Les développements récents en matière de droit international privé témoignent d’une prise de conscience croissante de l’importance d’adapter les cadres juridiques à la mobilité internationale des personnes et des capitaux. Cette évolution devrait se poursuivre, avec l’objectif de concilier la diversité des traditions juridiques et les besoins pratiques des familles internationales.
L’impact des nouvelles technologies
L’émergence des actifs numériques et des cryptomonnaies soulève des questions inédites en matière de succession internationale. La localisation de ces actifs, leur accès après le décès et leur traitement fiscal constituent autant de défis nouveaux pour les praticiens.
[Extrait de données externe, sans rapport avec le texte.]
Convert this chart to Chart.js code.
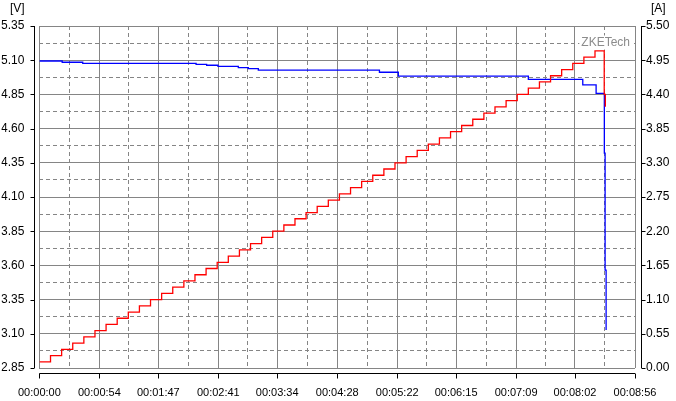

Des solutions innovantes, comme les testaments numériques ou les systèmes de transmission sécurisée des clés cryptographiques, commencent à se développer pour répondre à ces enjeux contemporains.
En définitive, la gestion des successions internationales requiert une approche globale et anticipative, tenant compte des spécificités de chaque système juridique impliqué. L’accompagnement par des professionnels spécialisés s’avère déterminant pour naviguer dans ce domaine en constante évolution et assurer une transmission patrimoniale sereine et sécurisée par-delà les frontières.